(Extracted records)

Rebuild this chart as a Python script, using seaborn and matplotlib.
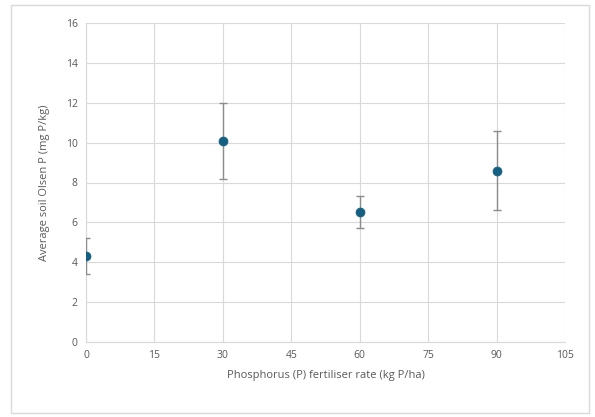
import matplotlib
matplotlib.use("Agg")
import matplotlib.pyplot as plt
import seaborn as sns
import pandas as pd
from matplotlib.patches import Rectangle

rate = [0, 30, 60, 90]
olsen_p = [4.3, 10.1, 6.5, 8.6]
err = [0.9, 1.9, 0.8, 2.0]
x_ticks = [0, 15, 30, 45, 60, 75, 90, 105]
y_ticks = [0, 2, 4, 6, 8, 10, 12, 14, 16]

df = pd.DataFrame({"rate": rate, "p": olsen_p, "err": err})

sns.set_theme(style="white")
plt.rcParams['font.family'] = ['Open Sans', 'DejaVu Sans']

fig = plt.figure(figsize=(5.95, 4.17), dpi=100)
fig.patches.append(Rectangle((11/595, 1-413/417), (589-11)/595, (413-5)/417,
                             transform=fig.transFigure, fill=False,
                             edgecolor="#d9d9d9", linewidth=1.0))
ax = fig.add_axes([86/595, 1-342/417, (565-86)/595, (342-23)/417])

ax.errorbar(df["rate"], df["p"], yerr=df["err"], fmt="none",
            ecolor="#8c8c8c", elinewidth=1.0, capsize=3, capthick=1.0, zorder=3)
sns.scatterplot(data=df, x="rate", y="p", ax=ax, color="#156082",
                s=42, edgecolor="#156082", linewidth=0.5, zorder=4, legend=False)

ax.set_xlim(0, 105)
ax.set_ylim(0, 16)
ax.set_xticks(x_ticks)
ax.set_yticks(y_ticks)
ax.grid(True, color="#d9d9d9", linewidth=0.8)
ax.set_axisbelow(True)
for s in ["top", "right"]:
    ax.spines[s].set_visible(False)
for s in ["left", "bottom"]:
    ax.spines[s].set_color("#d9d9d9")
    ax.spines[s].set_linewidth(0.8)
ax.tick_params(axis="both", length=0, labelsize=7.5, colors="#595959", pad=6)
ax.set_xlabel("Phosphorus (P) fertiliser rate (kg P/ha)", fontsize=8, color="#595959", labelpad=6)
ax.set_ylabel("Average soil Olsen P (mg P/kg)", fontsize=8, color="#595959", labelpad=11)

fig.savefig("out.png", dpi=100)
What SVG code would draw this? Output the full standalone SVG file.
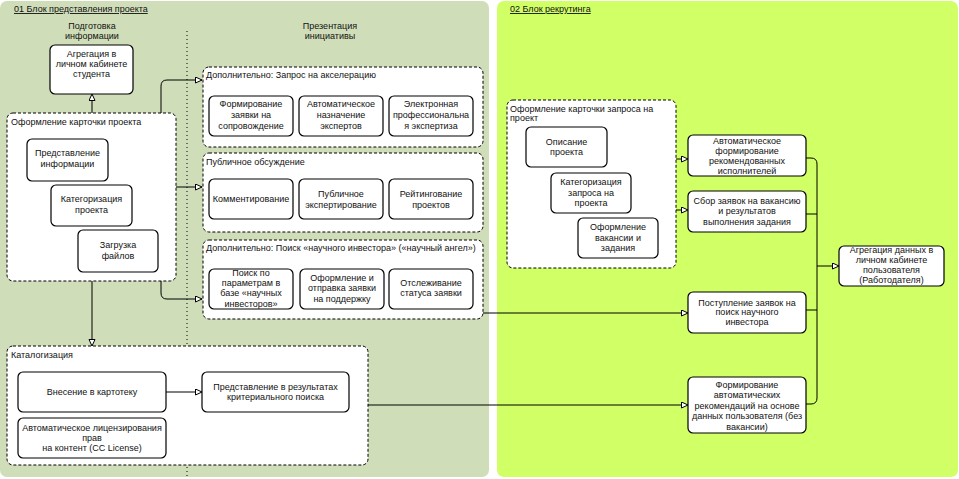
<svg xmlns="http://www.w3.org/2000/svg" width="959" height="479" viewBox="0 0 959 479">
<style>
.t{font-family:"Liberation Sans",Arial,sans-serif;font-size:9px;fill:#111}
.m{text-anchor:middle}
.box{fill:#fff;stroke:#000;stroke-width:1.2}
.grp{fill:#fff;stroke:#000;stroke-width:1;stroke-dasharray:3 2}
.ln{fill:none;stroke:#000;stroke-width:1}
.hd{text-decoration:underline}
</style>
<defs>
<marker id="arr" markerUnits="userSpaceOnUse" markerWidth="9" markerHeight="8" refX="7" refY="3.5" orient="auto">
<path d="M0.5,0.5 L7,3.5 L0.5,6.5 z" fill="#fff" stroke="#000" stroke-width="1"/>
</marker>
</defs>
<rect width="959" height="479" fill="#fff"/>
<rect x="0" y="1" width="489" height="476" rx="7" fill="#cfdeb9"/>
<rect x="497" y="1" width="461" height="476" rx="7" fill="#d1ff66"/>
<text class="t hd" x="14" y="12">01 Блок представления проекта</text>
<text class="t hd" x="510" y="12">02 Блок рекрутинга</text>
<text class="t m" x="92" y="29">Подготовка</text>
<text class="t m" x="92" y="39">информации</text>
<text class="t m" x="330" y="29">Презентация</text>
<text class="t m" x="330" y="39">инициативы</text>
<line x1="187" y1="31" x2="187" y2="476" stroke="#000" stroke-width="1" stroke-dasharray="1 3"/>

<g id="n_agg_student">
<rect class="box" x="50" y="45" width="83" height="49" rx="5"/>
<text class="t m" x="91.5" y="57">Агрегация в</text>
<text class="t m" x="91.5" y="67">личном кабинете</text>
<text class="t m" x="91.5" y="77">студента</text>
</g>

<g id="g_card">
<rect class="grp" x="7" y="113" width="169" height="168" rx="6"/>
<text class="t" x="11" y="125">Оформление карточки проекта</text>
</g>
<g id="n_pred_info">
<rect class="box" x="27" y="139" width="81" height="42" rx="5"/>
<text class="t m" x="67.5" y="156">Представление</text>
<text class="t m" x="67.5" y="167">информации</text>
</g>
<g id="n_kat_proj">
<rect class="box" x="51" y="185" width="81" height="41" rx="5"/>
<text class="t m" x="91.5" y="202">Категоризация</text>
<text class="t m" x="91.5" y="213">проекта</text>
</g>
<g id="n_zagruzka">
<rect class="box" x="78" y="230" width="80" height="42" rx="5"/>
<text class="t m" x="118" y="248">Загрузка</text>
<text class="t m" x="118" y="259">файлов</text>
</g>

<g id="g_accel">
<rect class="grp" x="203" y="67" width="280" height="80" rx="6"/>
<text class="t" x="206" y="78">Дополнительно: Запрос на акселерацию</text>
</g>
<g id="n_form_zayav">
<rect class="box" x="209" y="96" width="84" height="40" rx="5"/>
<text class="t m" x="251" y="107">Формирование</text>
<text class="t m" x="251" y="118">заявки на</text>
<text class="t m" x="251" y="129">сопровождение</text>
</g>
<g id="n_auto_naz">
<rect class="box" x="299" y="96" width="84" height="40" rx="5"/>
<text class="t m" x="341" y="107">Автоматическое</text>
<text class="t m" x="341" y="118">назначение</text>
<text class="t m" x="341" y="129">экспертов</text>
</g>
<g id="n_el_exp">
<rect class="box" x="389" y="96" width="84" height="40" rx="5"/>
<text class="t m" x="431" y="107">Электронная</text>
<text class="t m" x="431" y="118">профессиональна</text>
<text class="t m" x="431" y="129">я экспертиза</text>
</g>

<g id="g_public">
<rect class="grp" x="203" y="153" width="280" height="79" rx="6"/>
<text class="t" x="206" y="165">Публичное обсуждение</text>
</g>
<g id="n_comment">
<rect class="box" x="209" y="179" width="84" height="40" rx="5"/>
<text class="t m" x="251" y="202">Комментирование</text>
</g>
<g id="n_pub_exp">
<rect class="box" x="299" y="179" width="84" height="40" rx="5"/>
<text class="t m" x="341" y="197">Публичное</text>
<text class="t m" x="341" y="208">экспертирование</text>
</g>
<g id="n_rating">
<rect class="box" x="389" y="179" width="84" height="40" rx="5"/>
<text class="t m" x="431" y="197">Рейтингование</text>
<text class="t m" x="431" y="208">проектов</text>
</g>

<g id="g_investor">
<rect class="grp" x="203" y="240" width="280" height="79" rx="6"/>
<text class="t" x="206" y="251">Дополнительно: Поиск «научного инвестора» («научный ангел»)</text>
</g>
<g id="n_poisk">
<rect class="box" x="209" y="269" width="84" height="40" rx="5"/>
<text class="t m" x="251" y="276">Поиск по</text>
<text class="t m" x="251" y="286">параметрам в</text>
<text class="t m" x="251" y="296">базе «научных</text>
<text class="t m" x="251" y="307">инвесторов»</text>
</g>
<g id="n_oform_otpr">
<rect class="box" x="300" y="269" width="84" height="40" rx="5"/>
<text class="t m" x="342" y="281">Оформление и</text>
<text class="t m" x="342" y="291">отправка заявки</text>
<text class="t m" x="342" y="302">на поддержку</text>
</g>
<g id="n_otsl">
<rect class="box" x="389" y="269" width="84" height="40" rx="5"/>
<text class="t m" x="431" y="286">Отслеживание</text>
<text class="t m" x="431" y="296">статуса заявки</text>
</g>

<g id="g_catalog">
<rect class="grp" x="7" y="346" width="361" height="119" rx="6"/>
<text class="t" x="11" y="358">Каталогизация</text>
</g>
<g id="n_vnesenie">
<rect class="box" x="18" y="372" width="148" height="40" rx="5"/>
<text class="t m" x="92" y="395">Внесение в картотеку</text>
</g>
<g id="n_pred_res">
<rect class="box" x="202" y="372" width="147" height="40" rx="5"/>
<text class="t m" x="275.5" y="390">Представление в результатах</text>
<text class="t m" x="275.5" y="400">критериального поиска</text>
</g>
<g id="n_license">
<rect class="box" x="18" y="418" width="148" height="40" rx="5"/>
<text class="t m" x="92" y="431">Автоматическое лицензирования</text>
<text class="t m" x="92" y="441">прав</text>
<text class="t m" x="92" y="451">на контент (CC License)</text>
</g>

<g id="g_card2">
<rect class="grp" x="507" y="100" width="169" height="168" rx="6"/>
<text class="t" x="510" y="112">Оформление карточки запроса на</text>
<text class="t" x="510" y="121">проект</text>
</g>
<g id="n_opisanie">
<rect class="box" x="526" y="127" width="81" height="40" rx="5"/>
<text class="t m" x="566.5" y="145">Описание</text>
<text class="t m" x="566.5" y="155">проекта</text>
</g>
<g id="n_kat_zapr">
<rect class="box" x="551" y="173" width="80" height="40" rx="5"/>
<text class="t m" x="591" y="185">Категоризация</text>
<text class="t m" x="591" y="196">запроса на</text>
<text class="t m" x="591" y="206">проекта</text>
</g>
<g id="n_vakans">
<rect class="box" x="578" y="218" width="80" height="40" rx="5"/>
<text class="t m" x="618" y="230">Оформление</text>
<text class="t m" x="618" y="241">вакансии и</text>
<text class="t m" x="618" y="251">задания</text>
</g>

<g id="n_auto_form">
<rect class="box" x="688" y="135" width="118" height="41" rx="5"/>
<text class="t m" x="747" y="144">Автоматическое</text>
<text class="t m" x="747" y="154">формирование</text>
<text class="t m" x="747" y="164">рекомендованных</text>
<text class="t m" x="747" y="174">исполнителей</text>
</g>
<g id="n_sbor">
<rect class="box" x="688" y="191" width="118" height="41" rx="5"/>
<text class="t m" x="747" y="204">Сбор заявок на вакансию</text>
<text class="t m" x="747" y="214">и результатов</text>
<text class="t m" x="747" y="225">выполнения задания</text>
</g>
<g id="n_postupl">
<rect class="box" x="688" y="292" width="118" height="41" rx="5"/>
<text class="t m" x="747" y="306">Поступление заявок на</text>
<text class="t m" x="747" y="315">поиск научного</text>
<text class="t m" x="747" y="325">инвестора</text>
</g>
<g id="n_form_auto">
<rect class="box" x="688" y="377" width="118" height="56" rx="5"/>
<text class="t m" x="747" y="388">Формирование</text>
<text class="t m" x="747" y="398">автоматических</text>
<text class="t m" x="747" y="409">рекомендаций на основе</text>
<text class="t m" x="747" y="419">данных пользователя (без</text>
<text class="t m" x="747" y="430">вакансии)</text>
</g>
<g id="n_agg_user">
<rect class="box" x="839" y="246" width="105" height="40" rx="5"/>
<text class="t m" x="891.5" y="253">Агрегация данных в</text>
<text class="t m" x="891.5" y="263">личном кабинете</text>
<text class="t m" x="891.5" y="273">пользователя</text>
<text class="t m" x="891.5" y="283">(Работодателя)</text>
</g>

<g id="connectors">
<path class="ln" d="M92,113 V94" marker-end="url(#arr)"/>
<path class="ln" d="M161,113 V86 Q161,80 167,80 H202" marker-end="url(#arr)"/>
<path class="ln" d="M176,187 H202" marker-end="url(#arr)"/>
<path class="ln" d="M161,281 V293 Q161,299 167,299 H202" marker-end="url(#arr)"/>
<path class="ln" d="M92,281 V346" marker-end="url(#arr)"/>
<path class="ln" d="M166,392 H202" marker-end="url(#arr)"/>
<path class="ln" d="M483,313 H688" marker-end="url(#arr)"/>
<path class="ln" d="M368,405 H688" marker-end="url(#arr)"/>
<path class="ln" d="M676,159 H688" marker-end="url(#arr)"/>
<path class="ln" d="M676,210 H688" marker-end="url(#arr)"/>
<path class="ln" d="M806,158 H811 Q817,158 817,164 V398 Q817,404 811,404 H806"/>
<path class="ln" d="M806,214 H817"/>
<path class="ln" d="M806,310 H817"/>
<path class="ln" d="M817,266 H839" marker-end="url(#arr)"/>
</g>
</svg>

> Directive
Take the material above from its first line through the line holding "from matplotlib.patches import Rectangle" and set it down exactly, without the pictures.

> Exercise result
Rebuild this chart as a Python script, using seaborn and matplotlib.
import matplotlib
matplotlib.use("Agg")
import matplotlib.pyplot as plt
import seaborn as sns
import pandas as pd
from matplotlib.patches import Rectangle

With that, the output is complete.